Tuesday, 25 May 2010, 16:00 Large Operon

Martin W. Bauer, London School of Economics

The Cultural Authority of Science across Europe and Beyond

Abstract

Eurobarometer surveys, the survey instrument of the EC in Brussels, has been asking questions pertaining to public sentiments regarding science and technology in 1989, 1992, 2001, and 2005. A series of four related EB surveys have recently been integrated into a single database (N> 60,000 observations and 60 variables). This corpus of observations constitutes a unique longitudinal and comparative database to study for the dynamics of the culture authority of science across Europe EU-12 and EU-28. Comparable questions include items on knowledge of, interest and confidence in, and attitudes toward science as a social institution.
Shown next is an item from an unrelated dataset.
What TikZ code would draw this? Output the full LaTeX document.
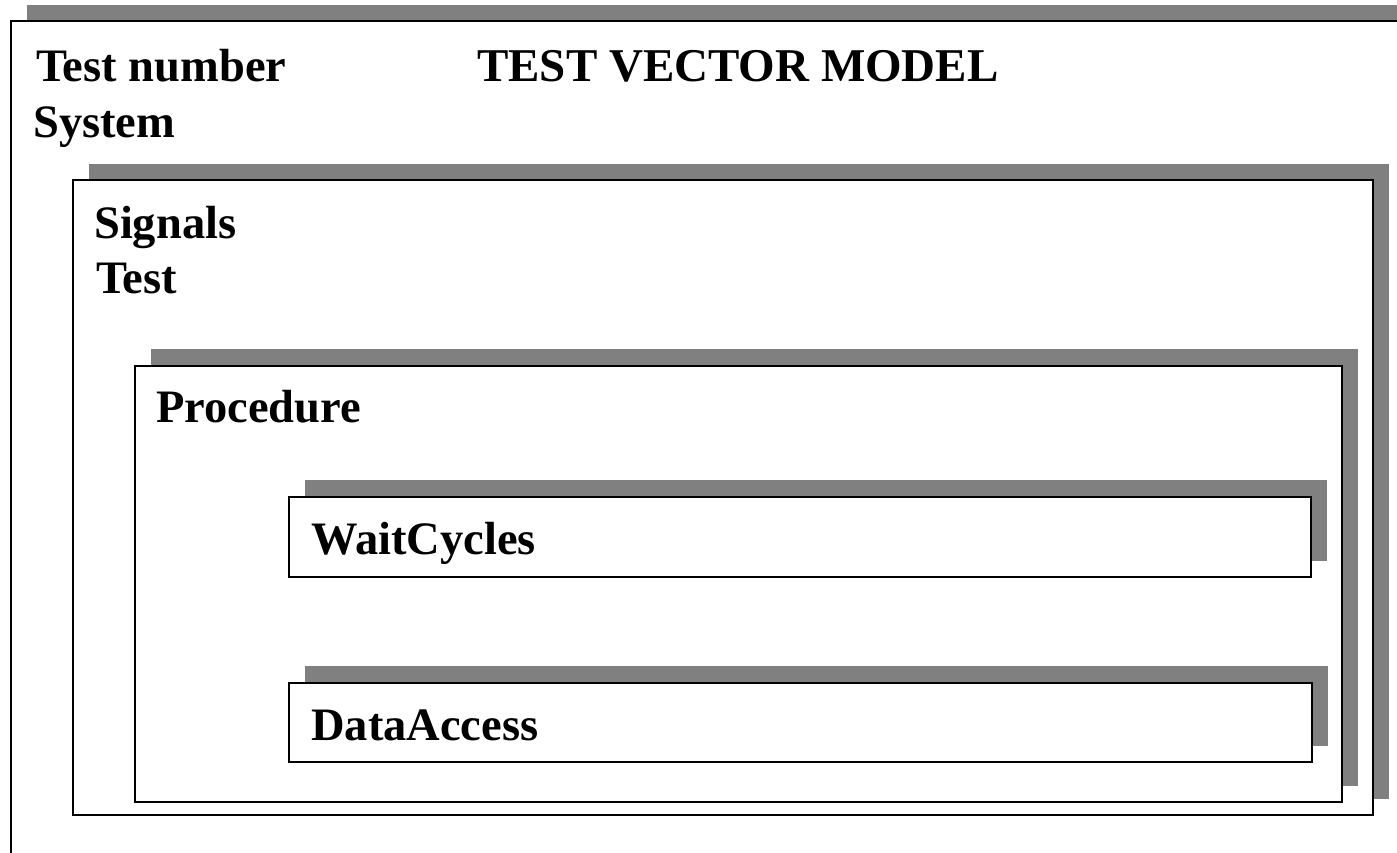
\documentclass[tikz,border=0pt]{standalone}
\usepackage{fontspec}
\setmainfont{Liberation Serif}
\begin{document}
\begin{tikzpicture}[x=1pt,y=-1pt,
  frame/.style={draw=black,line width=2pt,fill=white},
  shade/.style={fill=gray,draw=none},
  lbl/.style={anchor=base west,inner sep=0pt,font=\bfseries\fontsize{46.5}{56}\selectfont},
  ttl/.style={anchor=base west,inner sep=0pt,font=\bfseries\fontsize{47}{56}\selectfont}]
\useasboundingbox (0,0) rectangle (1397,852);
\begin{scope}
\clip (0,0) rectangle (1397,852);
% outer
\fill[shade] (27,5) rectangle (1436,864);
\draw[frame] (11,21) rectangle (1420,880);
% signals
\fill[shade] (89,164) rectangle (1389,799);
\draw[frame] (73,180) rectangle (1373,815);
% procedure
\fill[shade] (151,349) rectangle (1358,786);
\draw[frame] (135,366) rectangle (1342,802);
% waitcycles
\fill[shade] (305,480) rectangle (1327,561);
\draw[frame] (289,497) rectangle (1311,577);
% dataaccess
\fill[shade] (305,666) rectangle (1328,746);
\draw[frame] (289,683) rectangle (1312,762);
\end{scope}
\node[lbl] (testnum) at (36,81) {Test number};
\node[lbl] (system) at (33,137) {System};
\node[ttl] (title) at (477,81) {TEST VECTOR MODEL};
\node[lbl] (signals) at (94,238) {Signals};
\node[lbl] (test) at (96,293) {Test};
\node[lbl] (proc) at (156,422) {Procedure};
\node[lbl] (wait) at (311,554) {WaitCycles};
\node[lbl] (data) at (311,740) {DataAccess};
\end{tikzpicture}
\end{document}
In this talk I compare stabilities and changes over time relevant to some of these general indicators, and situate the trajectory within the wider context of a quest for Global Cultural Indicators for science. One of the key opportunities of this analysis will be to disentangle the effects of significant historical periods and of generational cohorts on the cultural authority of science in the different countries. While, surveys are only one stone in the puzzle of scientific culture, these patterns of results offer a complex explanandum that calls for further historical and sociological investigations.  

Short biography

Martin W. Bauer is Professor of Social Psychology at the LSE Institute of Social Psychology; currently Head of the LSE Methodology Institute and Editor of Public Understanding of Science. He researchers the societal conversation of science in a comparative perspective and assesses the cultural authority of science in society. He is currently engaged in developing cultural indicators of science in a global perspective. Forthcoming publications are Atoms, Bytes and Genes - Public Resistance and Techno-Scientific Responses, New York, Routledge (for 2011) and The Culture of Science - how does the public relate to science across the globe? New York, Routledge (in preparation with Nick Allum and Rajesh Shukla).